We are very happy that Project DReaM has taken this step to encourage open discussion, which is certain to generate intense criticism, as anyone familiar with the DRM debates will immediately recognize. However, open criticism by many legal and computer security experts is the only way to properly evaluate a DRM system that aspires to support public licenses and fair use.

There is some existing literature on DRM and fair use. One starting point is a 2003 special issue of the Communications of the ACM on the theme “Digital Rights Management and Fair Use by Design.” Unfortunately these papers are not open access, but abstracts and exceprts are available at Cover Pages. Another is the DRM page of the Samuelson Law, Technology & Public Policy Clinic, which features several downloadable papers on DRM and fair use. In brief, there are two extremely difficult problems to overcome for a DRM system to support fair use: determining what constitutes fair use or trusting users and privacy.

Even if Project DReaM has successfully specified support for CC licensed works and fair use with DRM, there would probably be other hurdles to deploying truly non-defective DRM. The good news is that in the last year many more people have realized that DRM is not good for business or consumers, particularly in the music industry.
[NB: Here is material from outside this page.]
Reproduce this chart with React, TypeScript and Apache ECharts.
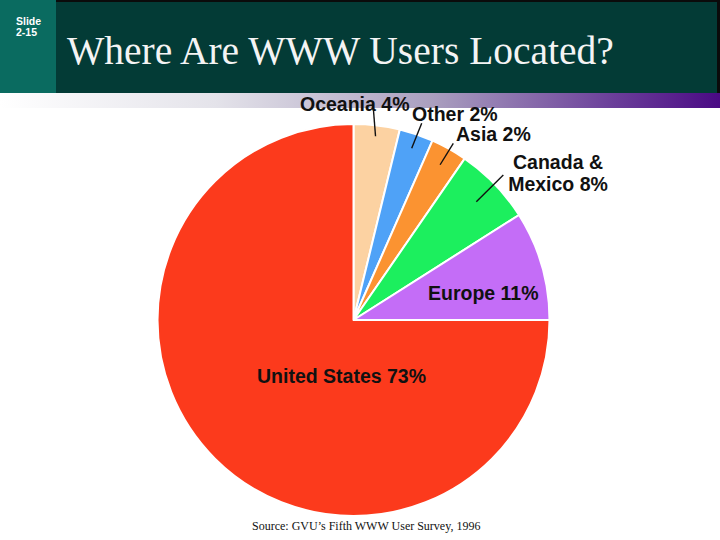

However, attempts to make DRM work will probably be with us for some time. If it can be shown that it is possible to design a DRM system that supports fair use, consumers and advocates can demand that all DRM systems meet that standard. If not (and admittedly, we suspect this is the case), all the more reason to hasten the abandonment of DRM and the hindrance it poses to innovation, and to embrace technologies that make content more useful and empower users.